■ WRITTEN TASK: Using the listing below, give again exactly the lines from the line with "Reproduce this chart" to the line with "import seaborn as sns", inclusive, without the pictures.

■ Figure scripts:
⟨
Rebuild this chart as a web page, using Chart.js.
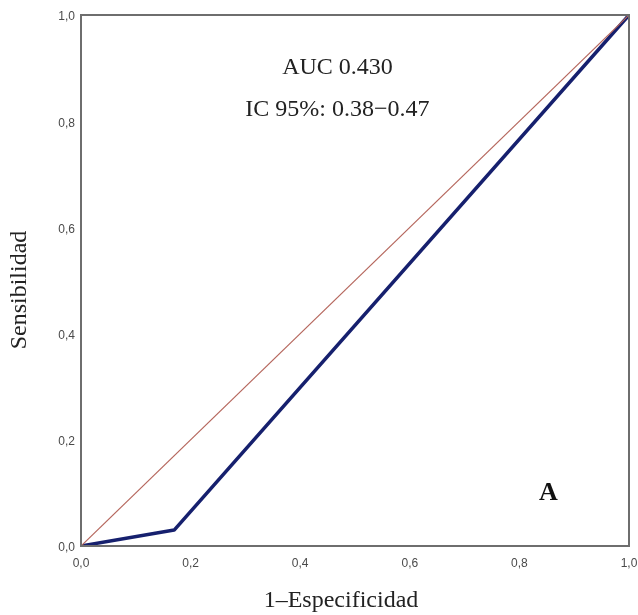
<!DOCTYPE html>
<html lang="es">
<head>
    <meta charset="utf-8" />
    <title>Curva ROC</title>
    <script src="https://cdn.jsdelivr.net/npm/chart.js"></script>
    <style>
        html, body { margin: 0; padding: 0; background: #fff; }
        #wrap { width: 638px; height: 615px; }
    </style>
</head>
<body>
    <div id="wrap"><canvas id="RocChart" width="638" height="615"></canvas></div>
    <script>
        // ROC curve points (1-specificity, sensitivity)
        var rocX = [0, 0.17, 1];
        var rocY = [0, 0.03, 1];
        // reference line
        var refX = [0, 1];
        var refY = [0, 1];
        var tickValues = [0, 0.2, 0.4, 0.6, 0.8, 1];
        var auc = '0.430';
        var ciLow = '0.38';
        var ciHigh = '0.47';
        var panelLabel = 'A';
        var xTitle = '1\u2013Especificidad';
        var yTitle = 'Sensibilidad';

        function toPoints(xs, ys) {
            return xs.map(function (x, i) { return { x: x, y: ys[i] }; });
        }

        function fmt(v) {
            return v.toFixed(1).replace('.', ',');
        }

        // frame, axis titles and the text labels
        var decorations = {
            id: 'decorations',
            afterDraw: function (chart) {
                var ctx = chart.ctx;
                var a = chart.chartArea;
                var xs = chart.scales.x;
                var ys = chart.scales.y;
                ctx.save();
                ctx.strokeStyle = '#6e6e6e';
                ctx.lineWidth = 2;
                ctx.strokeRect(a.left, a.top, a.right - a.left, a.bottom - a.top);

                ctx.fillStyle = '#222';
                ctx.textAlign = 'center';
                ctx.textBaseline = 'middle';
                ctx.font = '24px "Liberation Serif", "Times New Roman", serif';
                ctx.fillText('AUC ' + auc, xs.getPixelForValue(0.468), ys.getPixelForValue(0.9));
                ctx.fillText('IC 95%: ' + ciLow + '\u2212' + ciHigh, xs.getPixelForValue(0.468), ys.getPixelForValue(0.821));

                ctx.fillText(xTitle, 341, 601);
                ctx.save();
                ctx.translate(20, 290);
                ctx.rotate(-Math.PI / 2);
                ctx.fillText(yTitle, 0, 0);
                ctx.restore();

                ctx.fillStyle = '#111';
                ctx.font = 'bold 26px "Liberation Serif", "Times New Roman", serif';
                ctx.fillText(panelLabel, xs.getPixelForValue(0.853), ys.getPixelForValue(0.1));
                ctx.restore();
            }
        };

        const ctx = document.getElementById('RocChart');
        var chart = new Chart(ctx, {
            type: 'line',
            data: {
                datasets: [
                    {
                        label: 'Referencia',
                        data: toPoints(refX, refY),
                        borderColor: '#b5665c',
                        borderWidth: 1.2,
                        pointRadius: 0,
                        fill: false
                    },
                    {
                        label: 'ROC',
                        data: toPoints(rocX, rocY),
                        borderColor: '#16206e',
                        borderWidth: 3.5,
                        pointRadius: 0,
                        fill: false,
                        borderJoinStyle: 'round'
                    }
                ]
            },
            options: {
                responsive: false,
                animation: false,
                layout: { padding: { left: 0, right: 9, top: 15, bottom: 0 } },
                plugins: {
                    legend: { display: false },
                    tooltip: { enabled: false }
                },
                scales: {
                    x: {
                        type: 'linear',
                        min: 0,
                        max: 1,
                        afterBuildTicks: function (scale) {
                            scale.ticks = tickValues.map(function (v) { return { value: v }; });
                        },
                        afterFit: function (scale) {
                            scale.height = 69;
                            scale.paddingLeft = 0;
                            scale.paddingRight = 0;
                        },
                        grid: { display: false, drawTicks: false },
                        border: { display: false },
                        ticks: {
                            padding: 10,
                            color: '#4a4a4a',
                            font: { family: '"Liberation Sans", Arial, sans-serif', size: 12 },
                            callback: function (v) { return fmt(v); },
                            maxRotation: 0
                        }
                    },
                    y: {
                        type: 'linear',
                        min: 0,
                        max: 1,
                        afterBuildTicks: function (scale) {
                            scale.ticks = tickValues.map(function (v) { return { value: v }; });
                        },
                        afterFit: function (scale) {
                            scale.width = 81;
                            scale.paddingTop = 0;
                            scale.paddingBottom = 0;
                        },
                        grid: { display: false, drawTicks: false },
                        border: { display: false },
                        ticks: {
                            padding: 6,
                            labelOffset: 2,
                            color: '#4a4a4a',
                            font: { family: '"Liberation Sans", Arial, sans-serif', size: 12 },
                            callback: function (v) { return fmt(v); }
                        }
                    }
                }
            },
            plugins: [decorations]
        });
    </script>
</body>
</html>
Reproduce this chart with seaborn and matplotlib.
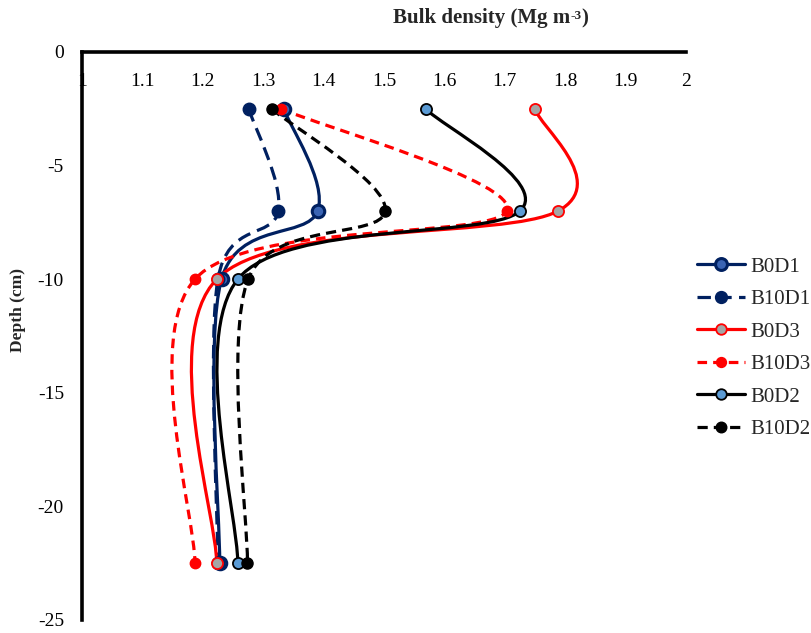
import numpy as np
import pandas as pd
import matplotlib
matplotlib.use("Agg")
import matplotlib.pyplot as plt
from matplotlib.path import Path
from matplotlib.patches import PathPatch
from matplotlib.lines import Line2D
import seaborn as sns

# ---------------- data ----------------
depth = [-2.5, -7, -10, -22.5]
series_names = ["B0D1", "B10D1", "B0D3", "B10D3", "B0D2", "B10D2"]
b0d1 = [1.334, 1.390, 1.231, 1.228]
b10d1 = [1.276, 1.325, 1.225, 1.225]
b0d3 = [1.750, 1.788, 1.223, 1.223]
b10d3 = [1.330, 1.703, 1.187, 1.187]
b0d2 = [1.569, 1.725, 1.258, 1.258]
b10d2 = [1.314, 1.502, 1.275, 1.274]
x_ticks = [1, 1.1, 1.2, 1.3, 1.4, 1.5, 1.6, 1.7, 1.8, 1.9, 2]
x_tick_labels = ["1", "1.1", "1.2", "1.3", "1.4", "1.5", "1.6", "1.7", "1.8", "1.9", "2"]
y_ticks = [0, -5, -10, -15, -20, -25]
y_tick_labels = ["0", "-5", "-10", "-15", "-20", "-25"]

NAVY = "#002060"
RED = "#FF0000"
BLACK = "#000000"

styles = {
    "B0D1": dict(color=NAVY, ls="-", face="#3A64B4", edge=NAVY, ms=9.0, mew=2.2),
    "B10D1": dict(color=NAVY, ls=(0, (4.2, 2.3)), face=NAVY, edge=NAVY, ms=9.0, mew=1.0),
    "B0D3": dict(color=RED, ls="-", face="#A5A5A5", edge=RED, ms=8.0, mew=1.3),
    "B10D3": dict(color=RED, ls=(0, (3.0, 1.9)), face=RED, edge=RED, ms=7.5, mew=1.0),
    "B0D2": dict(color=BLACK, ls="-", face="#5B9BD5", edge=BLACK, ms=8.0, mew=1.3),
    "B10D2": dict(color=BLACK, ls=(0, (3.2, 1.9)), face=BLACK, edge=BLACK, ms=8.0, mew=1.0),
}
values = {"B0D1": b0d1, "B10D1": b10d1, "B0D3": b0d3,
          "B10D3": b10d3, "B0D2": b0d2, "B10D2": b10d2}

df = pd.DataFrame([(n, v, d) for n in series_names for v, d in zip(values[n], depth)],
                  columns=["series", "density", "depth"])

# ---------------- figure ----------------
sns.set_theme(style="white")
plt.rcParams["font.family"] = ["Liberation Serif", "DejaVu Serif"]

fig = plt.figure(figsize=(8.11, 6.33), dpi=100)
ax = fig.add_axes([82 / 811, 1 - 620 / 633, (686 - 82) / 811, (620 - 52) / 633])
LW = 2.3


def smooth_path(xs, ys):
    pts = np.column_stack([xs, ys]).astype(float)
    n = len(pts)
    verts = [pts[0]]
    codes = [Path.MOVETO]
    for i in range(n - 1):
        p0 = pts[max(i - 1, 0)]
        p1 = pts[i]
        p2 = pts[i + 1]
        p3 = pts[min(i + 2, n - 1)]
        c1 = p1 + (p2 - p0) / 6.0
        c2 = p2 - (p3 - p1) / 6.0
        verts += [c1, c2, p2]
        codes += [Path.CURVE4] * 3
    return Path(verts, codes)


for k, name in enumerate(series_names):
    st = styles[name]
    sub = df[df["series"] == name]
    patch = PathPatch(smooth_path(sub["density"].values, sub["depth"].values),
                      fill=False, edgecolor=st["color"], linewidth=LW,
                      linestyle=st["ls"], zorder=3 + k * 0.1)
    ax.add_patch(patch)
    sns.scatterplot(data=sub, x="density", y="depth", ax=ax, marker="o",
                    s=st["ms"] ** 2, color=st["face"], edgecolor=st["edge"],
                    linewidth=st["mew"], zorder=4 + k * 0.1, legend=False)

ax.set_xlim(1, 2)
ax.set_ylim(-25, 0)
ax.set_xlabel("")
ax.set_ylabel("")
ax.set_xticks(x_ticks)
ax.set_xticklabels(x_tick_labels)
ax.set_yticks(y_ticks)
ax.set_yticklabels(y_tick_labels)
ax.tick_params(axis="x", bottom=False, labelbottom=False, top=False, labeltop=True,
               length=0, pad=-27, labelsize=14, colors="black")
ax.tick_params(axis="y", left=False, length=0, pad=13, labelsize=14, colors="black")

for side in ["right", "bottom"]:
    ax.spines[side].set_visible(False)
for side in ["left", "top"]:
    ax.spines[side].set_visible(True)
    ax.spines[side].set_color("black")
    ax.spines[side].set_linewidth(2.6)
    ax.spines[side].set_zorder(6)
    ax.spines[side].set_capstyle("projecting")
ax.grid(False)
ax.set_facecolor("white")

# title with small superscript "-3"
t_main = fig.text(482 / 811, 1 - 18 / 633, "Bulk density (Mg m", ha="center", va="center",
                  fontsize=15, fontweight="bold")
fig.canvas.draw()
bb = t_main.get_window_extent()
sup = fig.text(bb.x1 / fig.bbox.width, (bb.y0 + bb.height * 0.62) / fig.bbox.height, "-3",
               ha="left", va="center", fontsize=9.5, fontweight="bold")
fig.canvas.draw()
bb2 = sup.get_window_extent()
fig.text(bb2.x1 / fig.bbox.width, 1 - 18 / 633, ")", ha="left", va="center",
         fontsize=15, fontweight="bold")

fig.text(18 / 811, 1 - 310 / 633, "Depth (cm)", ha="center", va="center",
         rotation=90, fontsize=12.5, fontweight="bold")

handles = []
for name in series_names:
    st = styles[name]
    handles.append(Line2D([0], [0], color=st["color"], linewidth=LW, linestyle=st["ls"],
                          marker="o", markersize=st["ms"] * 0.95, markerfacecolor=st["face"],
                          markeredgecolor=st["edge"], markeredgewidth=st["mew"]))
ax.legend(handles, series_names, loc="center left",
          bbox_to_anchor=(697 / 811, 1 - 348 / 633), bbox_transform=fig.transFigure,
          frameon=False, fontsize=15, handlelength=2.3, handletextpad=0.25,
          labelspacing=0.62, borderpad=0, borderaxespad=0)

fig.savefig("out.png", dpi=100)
⟩
■ WORKED SOLUTION:
Reproduce this chart with seaborn and matplotlib.
import numpy as np
import pandas as pd
import matplotlib
matplotlib.use("Agg")
import matplotlib.pyplot as plt
from matplotlib.path import Path
from matplotlib.patches import PathPatch
from matplotlib.lines import Line2D
import seaborn as sns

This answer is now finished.